-- begin --

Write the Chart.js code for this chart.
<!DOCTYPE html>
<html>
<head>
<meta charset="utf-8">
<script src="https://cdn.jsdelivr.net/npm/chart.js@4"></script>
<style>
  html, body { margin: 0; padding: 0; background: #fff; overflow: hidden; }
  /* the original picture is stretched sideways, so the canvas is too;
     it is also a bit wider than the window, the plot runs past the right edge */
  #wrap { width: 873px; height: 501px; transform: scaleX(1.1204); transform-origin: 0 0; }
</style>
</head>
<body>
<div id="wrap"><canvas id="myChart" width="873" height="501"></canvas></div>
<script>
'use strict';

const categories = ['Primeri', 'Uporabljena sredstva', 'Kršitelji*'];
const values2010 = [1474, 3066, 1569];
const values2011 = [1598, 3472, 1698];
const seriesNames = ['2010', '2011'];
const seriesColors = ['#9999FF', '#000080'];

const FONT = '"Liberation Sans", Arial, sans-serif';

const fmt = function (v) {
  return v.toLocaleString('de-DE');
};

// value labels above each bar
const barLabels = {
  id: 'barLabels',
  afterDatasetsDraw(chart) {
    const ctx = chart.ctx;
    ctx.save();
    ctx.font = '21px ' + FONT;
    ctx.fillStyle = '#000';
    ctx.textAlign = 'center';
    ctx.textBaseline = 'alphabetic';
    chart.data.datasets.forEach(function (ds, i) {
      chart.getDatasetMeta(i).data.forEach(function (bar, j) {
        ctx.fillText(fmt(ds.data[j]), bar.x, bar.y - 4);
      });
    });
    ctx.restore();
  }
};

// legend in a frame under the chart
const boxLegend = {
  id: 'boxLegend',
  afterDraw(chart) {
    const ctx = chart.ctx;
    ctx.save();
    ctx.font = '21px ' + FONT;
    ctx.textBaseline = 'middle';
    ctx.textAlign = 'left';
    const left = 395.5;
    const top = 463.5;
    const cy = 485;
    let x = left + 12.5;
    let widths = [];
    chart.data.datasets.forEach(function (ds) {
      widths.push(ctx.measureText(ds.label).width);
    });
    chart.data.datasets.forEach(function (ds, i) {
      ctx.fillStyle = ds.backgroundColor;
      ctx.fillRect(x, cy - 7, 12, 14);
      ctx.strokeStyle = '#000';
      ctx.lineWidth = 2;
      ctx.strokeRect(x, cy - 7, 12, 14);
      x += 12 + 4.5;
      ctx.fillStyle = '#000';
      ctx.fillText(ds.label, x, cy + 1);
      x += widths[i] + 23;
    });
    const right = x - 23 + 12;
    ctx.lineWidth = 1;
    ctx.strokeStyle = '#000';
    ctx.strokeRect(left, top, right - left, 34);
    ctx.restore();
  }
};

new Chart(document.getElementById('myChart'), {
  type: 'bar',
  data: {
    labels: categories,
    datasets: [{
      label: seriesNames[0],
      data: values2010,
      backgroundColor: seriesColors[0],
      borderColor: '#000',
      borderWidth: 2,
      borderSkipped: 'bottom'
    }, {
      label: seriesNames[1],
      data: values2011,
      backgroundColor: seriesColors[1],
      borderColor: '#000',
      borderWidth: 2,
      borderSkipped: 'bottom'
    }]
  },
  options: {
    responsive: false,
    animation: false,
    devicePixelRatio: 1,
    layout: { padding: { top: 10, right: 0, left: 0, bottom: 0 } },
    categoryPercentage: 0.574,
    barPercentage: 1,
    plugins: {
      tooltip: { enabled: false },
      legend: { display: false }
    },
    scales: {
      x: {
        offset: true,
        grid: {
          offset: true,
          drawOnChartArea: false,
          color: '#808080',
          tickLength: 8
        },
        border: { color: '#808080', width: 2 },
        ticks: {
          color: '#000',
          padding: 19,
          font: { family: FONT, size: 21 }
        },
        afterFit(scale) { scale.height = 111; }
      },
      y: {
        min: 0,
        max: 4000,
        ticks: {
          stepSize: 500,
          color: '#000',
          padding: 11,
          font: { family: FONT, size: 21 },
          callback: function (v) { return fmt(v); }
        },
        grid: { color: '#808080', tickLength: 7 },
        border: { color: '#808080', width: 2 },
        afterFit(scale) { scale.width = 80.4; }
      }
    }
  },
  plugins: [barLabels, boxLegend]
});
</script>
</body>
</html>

-- end --
-- begin --

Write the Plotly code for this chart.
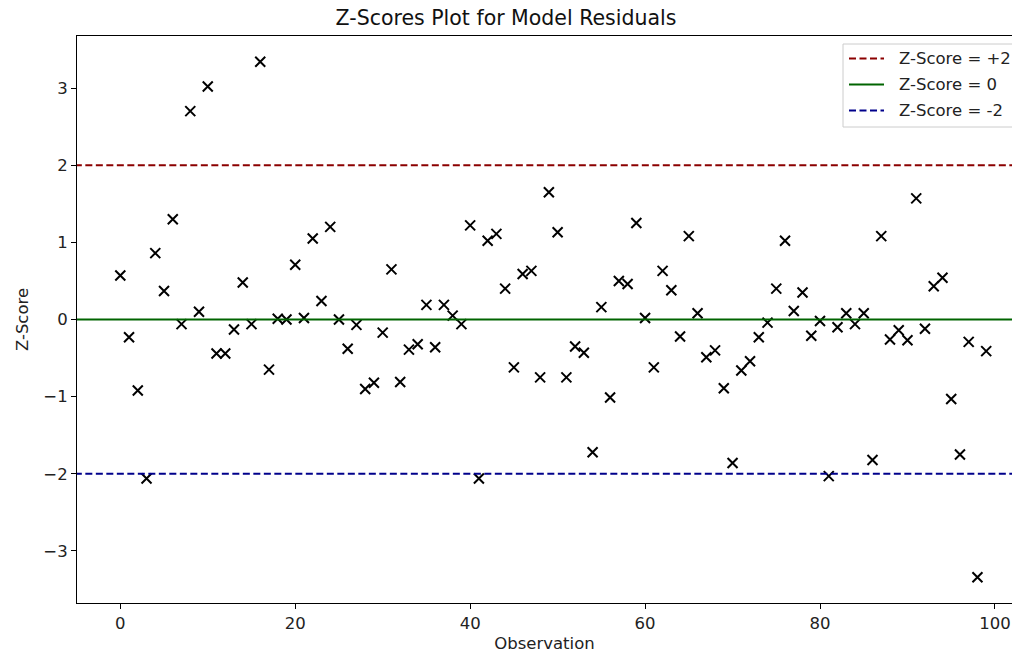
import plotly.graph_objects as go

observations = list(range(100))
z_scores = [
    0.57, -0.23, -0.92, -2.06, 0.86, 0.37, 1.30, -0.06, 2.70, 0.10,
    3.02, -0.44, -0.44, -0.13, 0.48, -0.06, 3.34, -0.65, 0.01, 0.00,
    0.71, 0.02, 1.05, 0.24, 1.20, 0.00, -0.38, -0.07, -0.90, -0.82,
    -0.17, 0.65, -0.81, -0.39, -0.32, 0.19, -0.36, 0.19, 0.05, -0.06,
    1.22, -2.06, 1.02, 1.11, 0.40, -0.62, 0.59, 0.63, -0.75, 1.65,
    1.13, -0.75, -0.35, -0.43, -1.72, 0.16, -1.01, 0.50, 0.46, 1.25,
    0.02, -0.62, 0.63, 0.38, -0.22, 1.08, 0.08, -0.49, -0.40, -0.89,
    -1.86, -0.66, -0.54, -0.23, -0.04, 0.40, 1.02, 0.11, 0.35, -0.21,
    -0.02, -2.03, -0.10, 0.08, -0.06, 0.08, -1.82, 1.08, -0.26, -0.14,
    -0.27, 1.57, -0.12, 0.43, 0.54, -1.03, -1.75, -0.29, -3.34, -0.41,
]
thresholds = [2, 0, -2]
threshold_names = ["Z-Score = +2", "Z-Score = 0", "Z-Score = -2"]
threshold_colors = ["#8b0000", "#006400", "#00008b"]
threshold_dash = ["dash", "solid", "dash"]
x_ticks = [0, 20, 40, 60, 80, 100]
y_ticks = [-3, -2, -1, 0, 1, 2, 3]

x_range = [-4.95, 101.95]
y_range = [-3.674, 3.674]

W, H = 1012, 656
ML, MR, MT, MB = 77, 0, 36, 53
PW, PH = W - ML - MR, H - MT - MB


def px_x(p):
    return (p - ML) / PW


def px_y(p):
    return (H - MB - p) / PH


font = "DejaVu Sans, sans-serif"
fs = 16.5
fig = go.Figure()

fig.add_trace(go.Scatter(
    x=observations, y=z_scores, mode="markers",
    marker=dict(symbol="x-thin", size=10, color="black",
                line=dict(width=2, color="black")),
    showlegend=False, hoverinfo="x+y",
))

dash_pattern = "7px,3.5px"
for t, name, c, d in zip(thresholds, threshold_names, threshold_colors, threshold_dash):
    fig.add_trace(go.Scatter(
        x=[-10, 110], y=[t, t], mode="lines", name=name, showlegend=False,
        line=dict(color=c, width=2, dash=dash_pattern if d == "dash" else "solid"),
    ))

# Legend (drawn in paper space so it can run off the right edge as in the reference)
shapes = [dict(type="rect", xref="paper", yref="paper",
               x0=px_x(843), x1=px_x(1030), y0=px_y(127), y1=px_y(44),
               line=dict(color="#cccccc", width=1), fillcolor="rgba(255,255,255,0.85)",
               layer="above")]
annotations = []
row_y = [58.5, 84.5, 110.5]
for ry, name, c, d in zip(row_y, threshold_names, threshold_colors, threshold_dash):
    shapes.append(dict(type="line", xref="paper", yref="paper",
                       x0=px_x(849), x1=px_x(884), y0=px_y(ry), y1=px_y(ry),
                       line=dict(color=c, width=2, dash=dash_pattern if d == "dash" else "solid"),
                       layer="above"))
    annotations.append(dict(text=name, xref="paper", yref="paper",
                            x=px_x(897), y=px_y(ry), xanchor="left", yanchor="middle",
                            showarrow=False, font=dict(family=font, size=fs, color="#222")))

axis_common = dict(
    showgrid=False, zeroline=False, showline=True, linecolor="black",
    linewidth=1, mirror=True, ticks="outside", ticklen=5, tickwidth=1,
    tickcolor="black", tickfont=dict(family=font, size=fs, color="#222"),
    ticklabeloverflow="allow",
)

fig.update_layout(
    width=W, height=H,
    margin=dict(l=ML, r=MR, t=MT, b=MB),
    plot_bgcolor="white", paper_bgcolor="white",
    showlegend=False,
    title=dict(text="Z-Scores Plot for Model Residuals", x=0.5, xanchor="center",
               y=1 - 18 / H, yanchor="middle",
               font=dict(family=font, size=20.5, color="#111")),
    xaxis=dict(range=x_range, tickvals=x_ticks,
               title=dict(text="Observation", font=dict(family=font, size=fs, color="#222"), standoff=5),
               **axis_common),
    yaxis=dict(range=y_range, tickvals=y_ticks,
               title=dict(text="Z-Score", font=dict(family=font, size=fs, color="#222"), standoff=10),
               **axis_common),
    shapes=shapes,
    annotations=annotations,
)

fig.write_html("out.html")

-- end --

- [WHAT YOU WILL DO]
Can you give again only the lines between the one containing "Write the Plotly code for this chart." and the one containing "import plotly.graph_objects as go", counting both, exactly as they appear and without any pictures?

- [RESPONSE TO THIS EXERCISE]
Write the Plotly code for this chart.
import plotly.graph_objects as go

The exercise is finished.